J’étais en France depuis quelques semaines, quand j’appris que j’étais envoyé par avancement dans un des régimens de chasseurs. d’Afrique qui faisaient la guerre en Crimée. Je partis de nouveau : en arrivant à Marseille, je trouvai M. de La Tour du Pin mourant des suites d’une blessure qu’il avait reçue pendant mon absence. On avait pu le transporter en France, où il expirait entouré de tous ceux qui avaient partagé, avec l’honneur et le drapeau, la meilleure part de son cœur. La Providence me permettait de lui serrer encore une fois la main. Ce fut après avoir reçu cette dernière étreinte que je retournai suivre au-delà des mers cette destinée du soldat, semblable à la vision d’Hamlet, spectre impérieux, auquel on obéit avec une fiévreuse ardeur, sans savoir dans quels lieux il vous entraîne et quel visage il vous montrera.

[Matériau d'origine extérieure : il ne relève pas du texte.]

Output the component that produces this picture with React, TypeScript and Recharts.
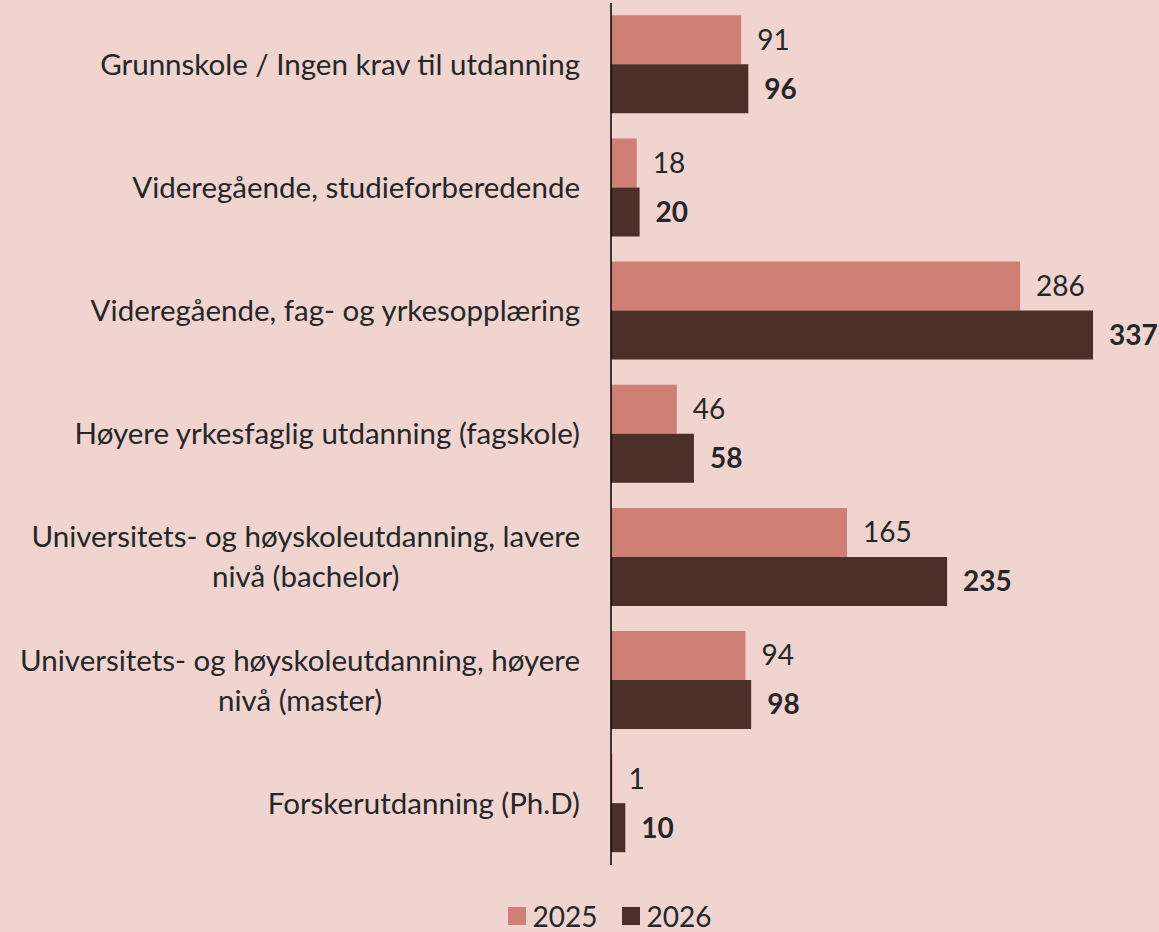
import React from 'react';
import { BarChart, Bar, XAxis, YAxis, Legend, LabelList } from 'recharts';

const categories: string[][] = [
  ['Grunnskole / Ingen krav til utdanning'],
  ['Videregående, studieforberedende'],
  ['Videregående, fag- og yrkesopplæring'],
  ['Høyere yrkesfaglig utdanning (fagskole)'],
  ['Universitets- og høyskoleutdanning, lavere', 'nivå (bachelor)'],
  ['Universitets- og høyskoleutdanning, høyere', 'nivå (master)'],
  ['Forskerutdanning (Ph.D)'],
];
const values2025 = [91, 18, 286, 46, 165, 94, 1];
const values2026 = [96, 20, 337, 58, 235, 98, 10];
const seriesNames = ['2025', '2026'];

const data = categories.map((c, i) => ({
  name: c.join('\n'),
  v2025: values2025[i],
  v2026: values2026[i],
}));

const FONT = 'Lato, "Noto Sans", sans-serif';
const TEXT = '#262626';
const C2025 = '#CF7F73';
const C2026 = '#4B2F29';
const BG = '#EFD4D0';
const FS = 28;
const CAT_FS = 29.5;

let ctx: CanvasRenderingContext2D | null = null;
const measure = (s: string) => {
  if (!ctx) {
    const c = document.createElement('canvas');
    ctx = c.getContext('2d');
  }
  if (!ctx) return s.length * 13;
  ctx.font = `${CAT_FS}px ${FONT}`;
  return ctx.measureText(s).width;
};

const CategoryTick = (props: any) => {
  const { x, y, payload } = props;
  const lines: string[] = String(payload.value).split('\n');
  const right = x - 23;
  const lineH = 40;
  if (lines.length === 1) {
    return (
      <text x={right} y={y} dy="0.35em" textAnchor="end" fontSize={CAT_FS} fontFamily={FONT} fill={TEXT}>
        {lines[0]}
      </text>
    );
  }
  const maxW = Math.max(...lines.map(measure));
  const cx = right - maxW / 2;
  const startY = y - ((lines.length - 1) * lineH) / 2;
  return (
    <text textAnchor="middle" fontSize={CAT_FS} fontFamily={FONT} fill={TEXT}>
      {lines.map((l, i) => (
        <tspan key={i} x={cx} y={startY + i * lineH} dy="0.35em">
          {l}
        </tspan>
      ))}
    </text>
  );
};

const LegendContent = (props: any) => {
  const { payload } = props;
  return (
    <div style={{ display: 'flex', justifyContent: 'center', alignItems: 'center', fontFamily: FONT, fontSize: FS, color: TEXT, lineHeight: '28px', height: 28 }}>
      {payload.map((p: any, i: number) => (
        <div key={i} style={{ display: 'flex', alignItems: 'center', marginLeft: i ? 24 : 0 }}>
          <span style={{ display: 'inline-block', width: 18, height: 18, background: p.color, marginRight: 7 }} />
          <span>{p.value}</span>
        </div>
      ))}
    </div>
  );
};

export default function App() {
  return (
    <div style={{ width: 1159, height: 932, background: BG, overflow: 'hidden' }}>
      <style>{`html,body{margin:0;padding:0;background:${BG};}`}</style>
      <BarChart
        width={1159}
        height={932}
        data={data}
        layout="vertical"
        margin={{ top: 3, right: 66, bottom: 39, left: 0 }}
        barCategoryGap="10%"
        barGap={0}
      >
        <XAxis type="number" domain={[0, 337]} hide />
        <YAxis
          type="category"
          dataKey="name"
          width={611}
          axisLine={{ stroke: '#000', strokeWidth: 1.5 }}
          tickLine={false}
          tick={<CategoryTick />}
          interval={0}
        />
        <Legend
          verticalAlign="bottom"
          content={<LegendContent />}
          wrapperStyle={{ top: 902, left: 30, width: 1159, height: 28 }}
        />
        <Bar dataKey="v2025" name={seriesNames[0]} fill={C2025} isAnimationActive={false}>
          <LabelList dataKey="v2025" position="right" offset={16} fontSize={FS} fontFamily={FONT} fill={TEXT} />
        </Bar>
        <Bar dataKey="v2026" name={seriesNames[1]} fill={C2026} isAnimationActive={false}>
          <LabelList dataKey="v2026" position="right" offset={16} fontSize={FS} fontFamily={FONT} fontWeight={700} fill={TEXT} />
        </Bar>
      </BarChart>
    </div>
  );
}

Ce second départ pour la Crimée n’était point pour moi la même fête que ma première course vers ces rives où s’étaient passés tant d’événemens. En retournant vers cette contrée que j’avais abordée autrefois, entouré d’un si joyeux essaim d’espérances, j’avais pour compagnes de voyage maintes tristesses auxquelles je n’avais pas songé. Qu’était devenue cette guerre que j’avais été forcé d’interrompre? Elle avait été, comme toujours, brillante et glorieuse, je le savais bien; mais ce n’est pas vainement qu’on s’éloigne des êtres ou des choses. J’allais lui retrouver comme un visage changé, comme une physionomie nouvelle et inconnue. Puis ce pays où l’on vivait et où l’on mourait si vite, combien me rendrait-il de mes amis, et comment me les rendrait-il? Le lit de mort que je quittais à Marseille ne me donnait que trop le droit de me livrer à ces pensées. Pour retrouver l’hôte de ma tente, le meilleur compagnon de ma vie, ce n’est point au milieu des mers, ce n’est point vers aucune contrée de ce monde qu’il aurait fallu m’élancer.


XVI.

Quand je mis le pied pour la seconde fois sur les rivages de la Crimée, je compris en effet que je m’avançais dans un pays où un acte immense venait de se consommer. Sébastopol n’était plus qu’un amas de ruines. Cette tour Malakof que j’avais laissée debout et menaçante, fière de son dernier succès contre nos armes, était tombée.